Speaking outside Conservative HQ as the first results came in, Mr Sunak claimed he was not “detecting any massive groundswell of movement towards the Labour Party or excitement for their agenda.”
At the same time, Sir Keir Starmer, was hailing an “amazing amazing set of results” for his party. By the afternoon, as council after council flipped into Labour hands, he said his party was “on path to majority”.
The Conservatives have held the lion’s share of council seats in England for the past 20 years. In the round of local elections in May last year – where all London boroughs were last up for grabs – they took home 37 percent of all seats, down just two percent on 2021.
In 2022, Labour won 31 percent and the Lib Dems 14 percent, but pollsters believe their final tallies will be far higher in 2023.
Local authorities are responsible for many of the key services citizens interact with every day, from waste collection to schools, planning and social care. They are made up of councillors elected on four-year terms to single or multi-member wards using the first-past-the-post electoral system (FPTP), just like MPs in a general election.
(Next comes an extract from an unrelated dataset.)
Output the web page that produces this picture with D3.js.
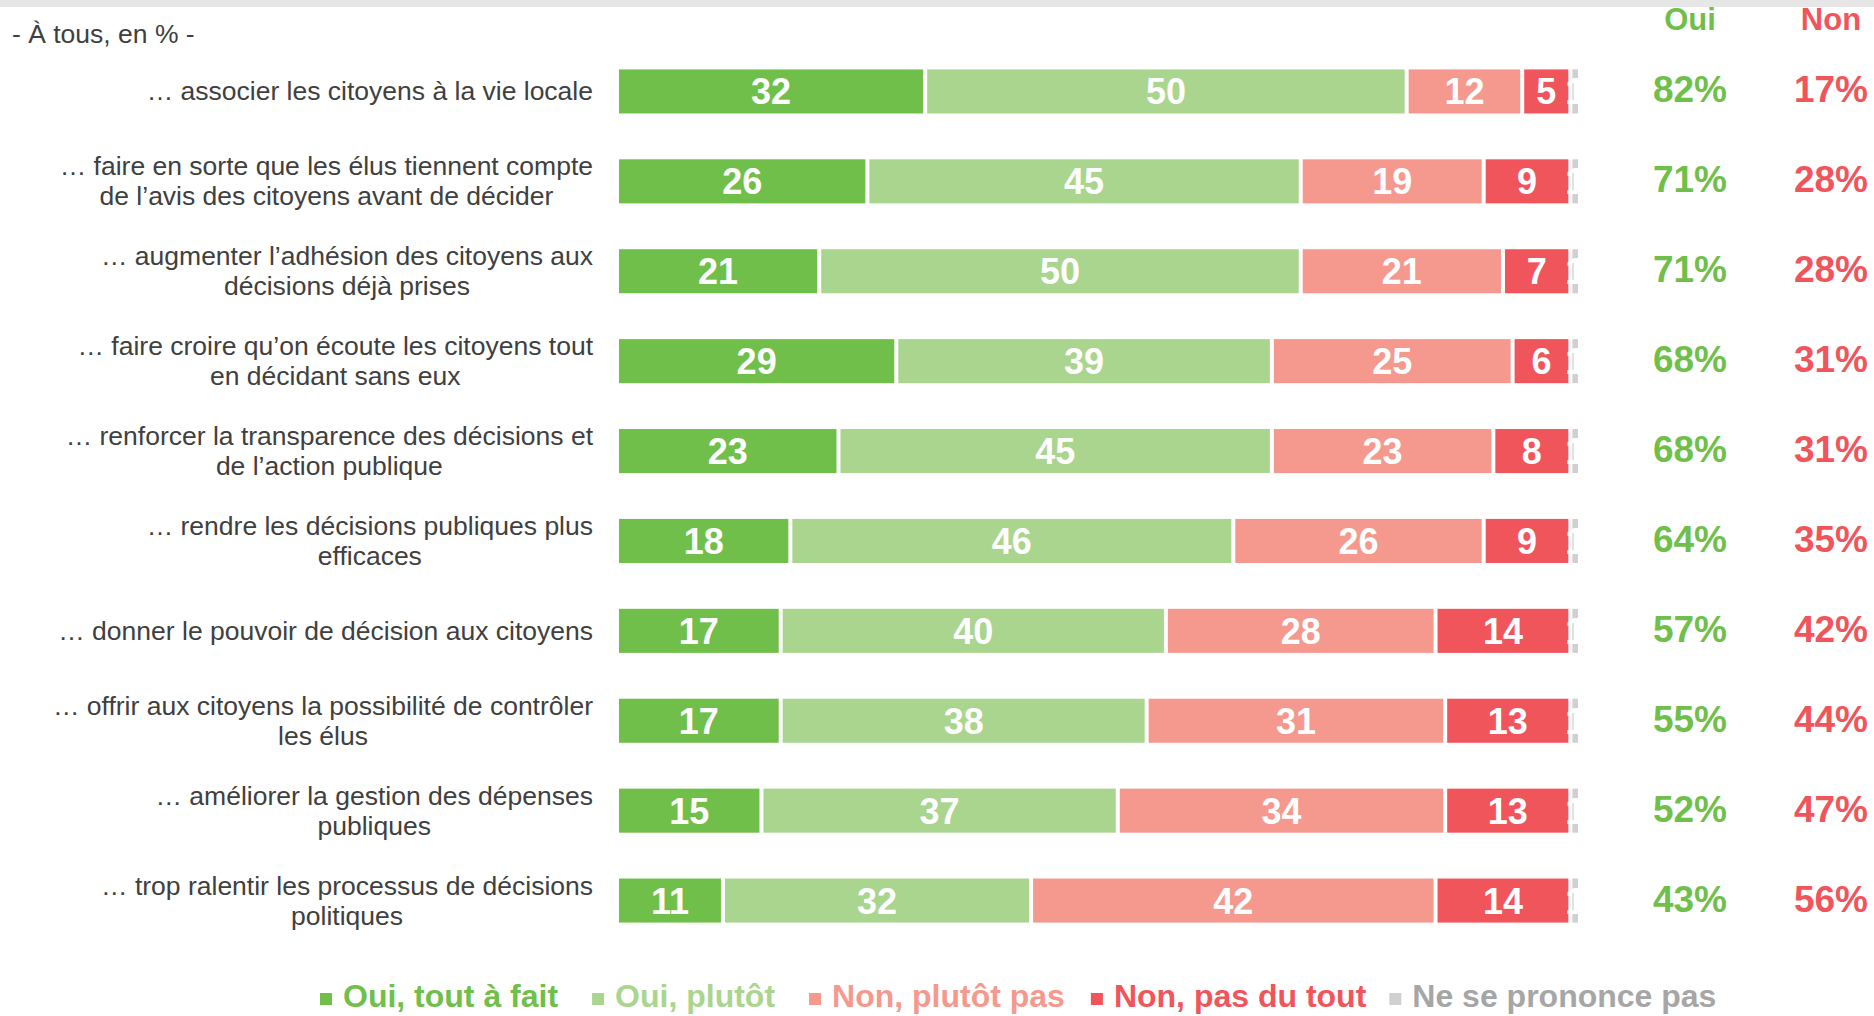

On Thursday all seats were contested in nine metropolitan boroughs, including Liverpool and Wolverhampton, 32 unitary authorities, including cities such as Nottingham, Derby and York and 105 district councils across England. Mayoral elections also went ahead in Bedford, Leicester, Mansfield and Middlesbrough.
No voting took place in Scotland or Wales this year, but elections are planned on May 18 for all 462 seats across Northern Ireland’s 11 local authorities.